We have a lot of choices to make about our food these days. I am not the first to say it, and I’m also not going to spend time rehashing the arguments for different choices. I generally go between local, organic, and seasonal. Local and seasonal are in short supply here, except for in summer. You can’t even get a year-round CSA, but rather a fall share that consists of a giant delivery of root crops and squash. Mr. B and I were talking to the tomato salesman, and I was happy to hear that he had moved back to Montana to work for Mountain View, and that his father also works part time for the company. Maybe the bigger issue for Montana than seasonal, local, or organic, is just making a living. Most of the state is aging as younger people leave to look for work. We have one of lowest minimum wages, one of the lowest annual incomes, and jobs are disappearing as we move away from an extraction economy (mining, logging) towards an uncertain economic future. Not only is Mountain View employing its current staff, they are actually hiring. Because they can grow produce year round, they also offer another elusive position in Montana: the non-seasonal position.

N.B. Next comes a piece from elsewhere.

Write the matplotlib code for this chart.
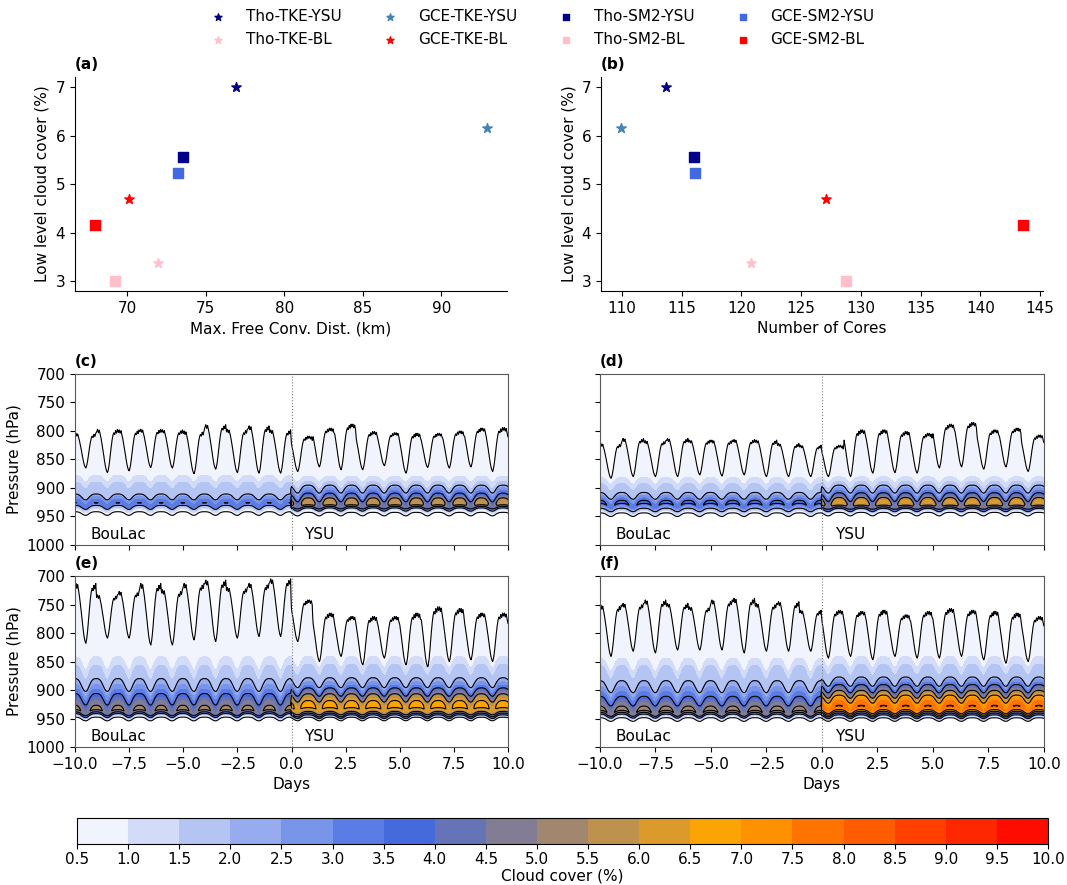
import numpy as np
import matplotlib.pyplot as plt
from matplotlib.colors import LinearSegmentedColormap

plt.rcParams['font.size'] = 11

# ---- sensitivity runs: low cloud cover vs. free convection distance / cores
runs = ['Tho-TKE-YSU', 'Tho-TKE-BL', 'GCE-TKE-YSU', 'GCE-TKE-BL',
        'Tho-SM2-YSU', 'Tho-SM2-BL', 'GCE-SM2-YSU', 'GCE-SM2-BL']
run_colors = ['navy', 'pink', 'steelblue', 'red',
              'darkblue', 'pink', 'royalblue', 'red']
run_markers = ['*', '*', '*', '*', 's', 's', 's', 's']
low_cloud = [7.01, 3.38, 6.15, 4.69, 5.57, 3.00, 5.23, 4.15]
free_conv_dist = [76.96, 71.99, 92.92, 70.15, 73.57, 69.26, 73.23, 67.95]
n_cores = [113.69, 120.79, 109.94, 127.06, 116.07, 128.72, 116.13, 143.55]

# ---- cloud cover composites (BouLac: days -10..0, YSU: days 0..10)
pres = np.arange(700, 1001, 1.0)
levels = np.arange(0.5, 10.01, 0.5)

# hourly shape of the cloud-top cycle: 0 = highest top, 1 = lowest top
daily_shape = [0.06, 0.00, 0.08, 0.02, 0.12, 0.22, 0.35, 0.48, 0.62, 0.76, 0.88, 0.96,
               1.00, 0.92, 0.78, 0.60, 0.42, 0.26, 0.14, 0.08, 0.12, 0.03, 0.09, 0.00]
# hourly cycle of the cloud layer below (1 = lowest and weakest)
layer_shape = [0.00, 0.00, 0.02, 0.05, 0.10, 0.18, 0.30, 0.45, 0.62, 0.78, 0.90, 0.98,
               1.00, 0.95, 0.82, 0.64, 0.45, 0.30, 0.18, 0.10, 0.05, 0.02, 0.00, 0.00]

# daily highest / lowest position of the 0.5 % cloud top (hPa)
c_bl_top_hi = [804, 797, 798, 797, 798, 800, 789, 797, 791, 798]
c_bl_top_lo = [865, 873, 870, 864, 865, 875, 867, 873, 874, 874]
c_ysu_top_hi = [809, 795, 788, 801, 803, 804, 804, 800, 795, 794]
c_ysu_top_lo = [871, 863, 868, 868, 861, 874, 864, 865, 863, 871]
d_bl_top_hi = [822, 813, 817, 813, 816, 816, 815, 816, 822, 825]
d_bl_top_lo = [883, 880, 880, 880, 877, 879, 877, 880, 880, 880]
d_ysu_top_hi = [825, 798, 798, 801, 804, 788, 785, 798, 795, 807]
d_ysu_top_lo = [880, 880, 874, 873, 874, 865, 863, 867, 863, 871]
e_bl_top_hi = [713, 733, 727, 713, 724, 713, 707, 720, 713, 705]
e_bl_top_lo = [818, 809, 809, 821, 821, 812, 815, 809, 806, 806]
e_ysu_top_hi = [742, 765, 771, 771, 771, 765, 754, 757, 765, 765]
e_ysu_top_lo = [815, 850, 841, 856, 844, 856, 859, 850, 847, 850]
f_bl_top_hi = [751, 748, 742, 748, 754, 742, 739, 748, 745, 760]
f_bl_top_lo = [841, 832, 835, 830, 830, 830, 835, 832, 832, 832]
f_ysu_top_hi = [760, 762, 760, 768, 762, 757, 760, 762, 765, 771]
f_ysu_top_lo = [844, 841, 847, 841, 844, 844, 841, 847, 853, 850]

# mean cloud cover profiles below the 1 % level (hPa, %)
c_bl_prof_p = [882, 894, 915, 920, 925, 929, 933, 939, 944, 949]
c_bl_prof_c = [1.0, 1.5, 2.0, 2.7, 3.2, 3.45, 2.0, 1.0, 0.5, 0.0]
c_ysu_prof_p = [883, 893, 900, 908, 915, 920, 926, 931, 934, 937, 940, 945, 950]
c_ysu_prof_c = [1.0, 1.5, 2.0, 2.8, 3.5, 4.5, 5.3, 5.0, 3.5, 2.0, 1.0, 0.5, 0.0]
d_bl_prof_p = [886, 897, 913, 919, 925, 929, 934, 938, 942, 946, 951]
d_bl_prof_c = [1.0, 1.5, 2.0, 2.7, 3.4, 3.6, 2.5, 2.0, 1.0, 0.5, 0.0]
d_ysu_prof_p = [884, 893, 900, 908, 914, 920, 926, 931, 935, 938, 941, 945, 950]
d_ysu_prof_c = [1.0, 1.5, 2.0, 2.8, 3.5, 4.6, 5.7, 5.2, 3.5, 2.0, 1.0, 0.5, 0.0]
e_bl_prof_p = [850, 866, 890, 903, 914, 924, 932, 937, 941, 944, 947, 950, 955]
e_bl_prof_c = [1.0, 1.5, 2.0, 2.8, 3.5, 4.3, 4.8, 5.05, 3.5, 2.0, 1.0, 0.5, 0.0]
e_ysu_prof_p = [848, 862, 886, 895, 902, 907, 912, 918, 925, 931, 936, 940, 943, 946, 948, 950, 953]
e_ysu_prof_c = [1.0, 1.5, 2.0, 2.8, 3.5, 4.3, 5.0, 5.8, 6.6, 6.7, 6.0, 5.0, 3.5, 2.0, 1.0, 0.5, 0.0]
f_bl_prof_p = [853, 866, 893, 905, 918, 928, 935, 938, 942, 945, 948, 951, 955]
f_bl_prof_c = [1.0, 1.5, 2.0, 2.7, 3.5, 4.5, 5.0, 5.2, 3.5, 2.0, 1.0, 0.5, 0.0]
f_ysu_prof_p = [848, 862, 884, 890, 896, 901, 906, 910, 914, 920, 926, 931, 936, 940, 943, 946, 949, 951, 954]
f_ysu_prof_c = [1.0, 1.5, 2.0, 2.8, 3.5, 4.3, 5.0, 5.8, 6.5, 7.2, 7.6, 7.85, 7.0, 5.0, 3.5, 2.0, 1.0, 0.5, 0.0]

# diurnal vertical swing (upper, lower; hPa), core pulsation, hour of lowest top
c_bl_cycle = ([6, 3], 0.04, 12)
c_ysu_cycle = ([5, 3], 0.20, 7)
d_bl_cycle = ([6, 3], 0.08, 12)
d_ysu_cycle = ([5, 3], 0.20, 7)
e_bl_cycle = ([12, 3], 0.11, 12)
e_ysu_cycle = ([10, 3], 0.06, 7)
f_bl_cycle = ([12, 3], 0.08, 12)
f_ysu_cycle = ([10, 3], 0.04, 7)


def half_field(t, top_hi, top_lo, prof_p, prof_c, cycle):
    swing, pulse, trough = cycle
    hours = np.round((t - t[0]) * 24).astype(int)
    s = np.roll(daily_shape, trough - 12)[hours % 24]
    # layer displacement: negative = lifted and strongest, positive = lowered and weakest
    w = 2 * np.roll(layer_shape, trough - 12)[hours % 24] - 0.7
    day = np.minimum(hours // 24, 9)
    hi = np.asarray(top_hi, float)[day]
    lo = np.asarray(top_lo, float)[day]
    top = hi + (lo - hi) * s
    P = pres[:, None]
    amp = np.interp(pres, [prof_p[0], prof_p[-1]], swing)[:, None]
    base = np.interp(P - amp * w, prof_p, prof_c, left=0, right=0)
    base = np.where(base > 1, 1 + (base - 1) * (1 - pulse * w), base)
    p1 = prof_p[0] + swing[0] * w
    tail = 0.5 + 0.5 * (P - top) / np.maximum(p1 - top, 2)
    tail = np.where(P <= p1, tail, 0)
    return np.maximum(base, tail)


t_bl = -10 + np.arange(240) / 24
t_ysu = np.arange(241) / 24
t_all = np.concatenate([t_bl, t_ysu])

panels = [
    ('(c)', [c_bl_top_hi, c_bl_top_lo, c_bl_prof_p, c_bl_prof_c, c_bl_cycle],
            [c_ysu_top_hi, c_ysu_top_lo, c_ysu_prof_p, c_ysu_prof_c, c_ysu_cycle]),
    ('(d)', [d_bl_top_hi, d_bl_top_lo, d_bl_prof_p, d_bl_prof_c, d_bl_cycle],
            [d_ysu_top_hi, d_ysu_top_lo, d_ysu_prof_p, d_ysu_prof_c, d_ysu_cycle]),
    ('(e)', [e_bl_top_hi, e_bl_top_lo, e_bl_prof_p, e_bl_prof_c, e_bl_cycle],
            [e_ysu_top_hi, e_ysu_top_lo, e_ysu_prof_p, e_ysu_prof_c, e_ysu_cycle]),
    ('(f)', [f_bl_top_hi, f_bl_top_lo, f_bl_prof_p, f_bl_prof_c, f_bl_cycle],
            [f_ysu_top_hi, f_ysu_top_lo, f_ysu_prof_p, f_ysu_prof_c, f_ysu_cycle]),
]

cmap = LinearSegmentedColormap.from_list('cloud', ['white', 'royalblue', 'orange', 'red'])

fig = plt.figure(figsize=(10.67, 8.85), dpi=100)

# ---- scatter panels
ax_a = fig.add_axes([0.0703, 0.6712, 0.4049, 0.2418])
ax_b = fig.add_axes([0.5633, 0.6712, 0.4142, 0.2418])
for ax, xs, xlab, tag in [(ax_a, free_conv_dist, 'Max. Free Conv. Dist. (km)', '(a)'),
                          (ax_b, n_cores, 'Number of Cores', '(b)')]:
    for name, c, m, x, y in zip(runs, run_colors, run_markers, xs, low_cloud):
        ax.scatter(x, y, marker=m, color=c, s=50 if m == '*' else 42, label=name)
    ax.spines['top'].set_visible(False)
    ax.spines['right'].set_visible(False)
    ax.set_xlabel(xlab)
    ax.set_ylabel('Low level cloud cover (%)')
    ax.set_title(tag, loc='left', fontweight='bold', fontsize=11)

handles, labels = ax_a.get_legend_handles_labels()
fig.legend(handles, labels, loc='upper center', bbox_to_anchor=(0.505, 1.005), ncol=4,
           frameon=False, markerscale=0.75, columnspacing=2.2, fontsize=11)

# ---- contour panels
boxes = [[0.0703, 0.3842, 0.4058, 0.1932], [0.5623, 0.3842, 0.4161, 0.1932],
         [0.0703, 0.1559, 0.4058, 0.1932], [0.5623, 0.1559, 0.4161, 0.1932]]
for i, (tag, bl, ysu) in enumerate(panels):
    ax = fig.add_axes(boxes[i])
    field = np.hstack([half_field(t_bl, *bl), half_field(t_ysu, *ysu)])
    cf = ax.contourf(t_all, pres, field, levels=levels, cmap=cmap)
    ax.contour(t_all, pres, field, levels=levels[::3], colors='k', linewidths=0.8)
    ax.axvline(0, color='grey', ls=':', lw=0.8)
    ax.text(-9.3, 982, 'BouLac', va='center')
    ax.text(0.6, 982, 'YSU', va='center')
    ax.set_xlim(-10, 10)
    ax.set_ylim(1000, 700)
    ax.set_yticks(np.arange(700, 1001, 50))
    ax.set_xticks(np.arange(-10, 10.1, 2.5))
    ax.set_title(tag, loc='left', fontweight='bold', fontsize=11)
    if i % 2 == 0:
        ax.set_ylabel('Pressure (hPa)')
    else:
        ax.set_yticklabels([])
    if i < 2:
        ax.set_xticklabels([])
    else:
        ax.set_xlabel('Days')
    for sp in ax.spines.values():
        sp.set_color('0.35')

cax = fig.add_axes([0.0722, 0.0463, 0.910, 0.0294])
cb = fig.colorbar(cf, cax=cax, orientation='horizontal', ticks=levels, format='%.1f')
cb.ax.tick_params(pad=2)
cb.set_label('Cloud cover (%)', labelpad=1)

fig.savefig('out.png', dpi=100)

I think from now on, I’ll choose the cocktail tomatoes over the canned tomatoes. I’ll also keep buying pounds of tomatoes at the market from Mountain View, at least until the soil-grown produce shows up. I touched on this topic in an ungraceful way in my post on the family cow: while there are lots of books out there for the modern and/or urban farmer/homesteader, there aren’t any books on how to create a sustainable local economy. I think that it’s important to factor that into your food buying choices.

Article on Mountain View from the Flathead Beacon

3 Comments leave one →
  1. June 21, 2011 6:39 am

    What a great photo of tomatoes! I’d have had a freak out joy moment too. Great post.

    • sue permalink
      June 21, 2011 12:28 pm

      my not so quiet freakout joy begins around april and goes through the end of november. spent an early, misty, cool sunday morning out at sauvies. driving over that bridge always feels like going home. still think the strawberries need at least another week of sun and warm to sweeten.

      • June 21, 2011 3:33 pm

        Ah, Sauvies Island….we just don’t seem to have places here where raspberries/blackberries grow wild like that. I still miss going there for berry picking and swimming.